Grow an audience on social media: brands increasingly book models who already have reach, and this works even without model height (see how the most popular Instagram models do it). At the same time, apply directly to castings and work with local agencies — real shoots in your portfolio strengthen your next application. And reapply in six months: "new faces" lineups refresh every season, and what didn't fit in spring may well fit in fall.
Frequently asked questions
Do you need experience to get into a modeling agency?
No. Agencies actively look for "new faces" with no experience and train the basics themselves — walking, posing, how to behave at a casting. At the start, your stats, honest digitals, and potential matter more than any portfolio shoots.
What age do modeling agencies start signing people?
In fashion, signings most often begin at 14–16, but until you're of legal age it's only with parental consent and with a parent present at meetings. In commercial modeling, advertising, and the mature segment, though, models of any age work, including 30+, 40+, and older.

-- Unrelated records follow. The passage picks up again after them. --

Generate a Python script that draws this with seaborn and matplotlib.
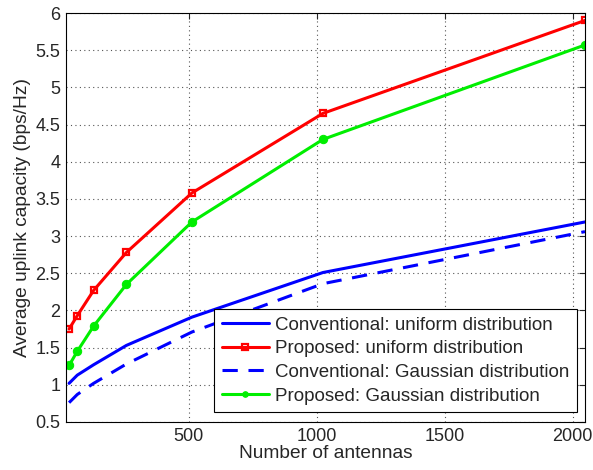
import matplotlib
matplotlib.use("Agg")
import matplotlib.pyplot as plt
import seaborn as sns
import numpy as np

antennas = [32, 64, 128, 256, 512, 1024, 2048]
conv_uniform = [1.02, 1.13, 1.27, 1.53, 1.91, 2.51, 3.19]
prop_uniform = [1.75, 1.93, 2.27, 2.78, 3.58, 4.65, 5.90]
conv_gauss = [0.76, 0.87, 1.02, 1.28, 1.71, 2.36, 3.06]
prop_gauss = [1.26, 1.45, 1.79, 2.35, 3.19, 4.30, 5.57]
labels = ["Conventional: uniform distribution",
          "Proposed: uniform distribution",
          "Conventional: Gaussian distribution",
          "Proposed: Gaussian distribution"]
xticks = [500, 1000, 1500, 2000]
yticks = [0.5, 1, 1.5, 2, 2.5, 3, 3.5, 4, 4.5, 5, 5.5, 6]

sns.set_style("white")
plt.rcParams['font.family'] = ['Liberation Sans', 'DejaVu Sans']

fig = plt.figure(figsize=(5.93, 4.70), dpi=100)
ax = fig.add_axes([66/593, 1-422/470, (585-66)/593, (422-13)/470])

sns.lineplot(x=antennas, y=conv_uniform, ax=ax, color='#0000ff', lw=2.2, label=labels[0])
sns.lineplot(x=antennas, y=prop_uniform, ax=ax, color='#ff0000', lw=2.2, marker='s',
             markersize=4.8, markerfacecolor='none', markeredgecolor='#ff0000',
             markeredgewidth=1.6, label=labels[1])
sns.lineplot(x=antennas, y=conv_gauss, ax=ax, color='#0000ff', lw=2.2, label=labels[2])
ax.lines[-1].set_dashes([5, 3.5])
sns.lineplot(x=antennas, y=prop_gauss, ax=ax, color='#00ee00', lw=2.2, marker='o',
             markersize=6, markeredgecolor='#00ee00', label=labels[3])

ax.set_xlim(20, 2048)
ax.set_ylim(0.5, 6)
ax.set_xticks(xticks)
ax.set_yticks(yticks)
ax.set_yticklabels([f"{v:g}" for v in yticks])
ax.tick_params(direction='in', top=True, right=True, labelsize=13, length=4, width=0.8, pad=4)
ax.grid(True, linestyle=(0, (1, 3)), color='#555555', linewidth=0.8)
for s in ax.spines.values():
    s.set_color('black')
    s.set_linewidth(0.8)
ax.set_xlabel("Number of antennas", fontsize=13.75, labelpad=0)
ax.set_ylabel("Average uplink capacity (bps/Hz)", fontsize=13.75, labelpad=3)

handles, labs = ax.get_legend_handles_labels()
leg = ax.legend(handles, labs, loc='lower right', bbox_to_anchor=(0.985, 0.024),
                fontsize=13.5, frameon=True, fancybox=False, framealpha=1,
                edgecolor='black', borderpad=0.4, labelspacing=0.35,
                handlelength=2.5, handletextpad=0.35, borderaxespad=0)
leg.get_frame().set_linewidth(0.8)
for ln in leg.get_lines():
    ln.set_markersize(4)

fig.savefig("out.png", dpi=100)
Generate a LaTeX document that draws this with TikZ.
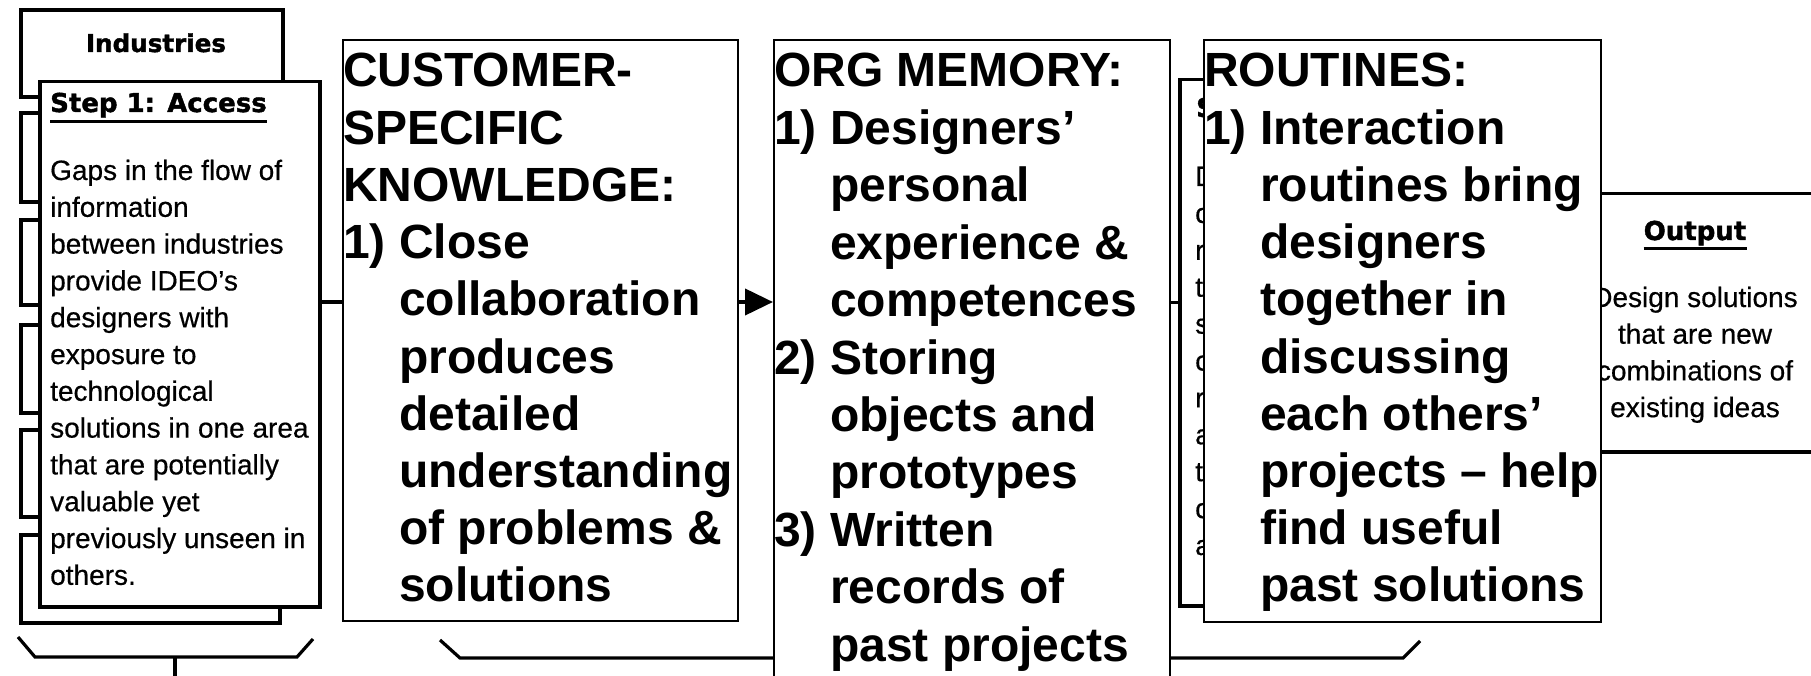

How much does it cost to get into a modeling agency?
Nothing. A legitimate agency doesn't charge to sign you and earns only a commission on your fees. If you're asked to pay for courses, a shoot, or a database listing as a condition of the contract, that's a sign of a scam, not an agency.
What if I'm shorter than model height?
Height mainly matters for the runway. In commercial, advertising, and e-commerce work, as well as fit, hand, and showroom modeling, it barely counts — what's valued there is your look, naturalness, and comfort on camera. Another route is social media and UGC, where audience reach matters more than centimeters.
How quickly does an agency reply to an application?
Usually anywhere from a few days to 2–3 weeks. Silence most often means no — that's standard practice, and there's no need to apologize for applying again elsewhere. After six months you can reapply with updated digitals.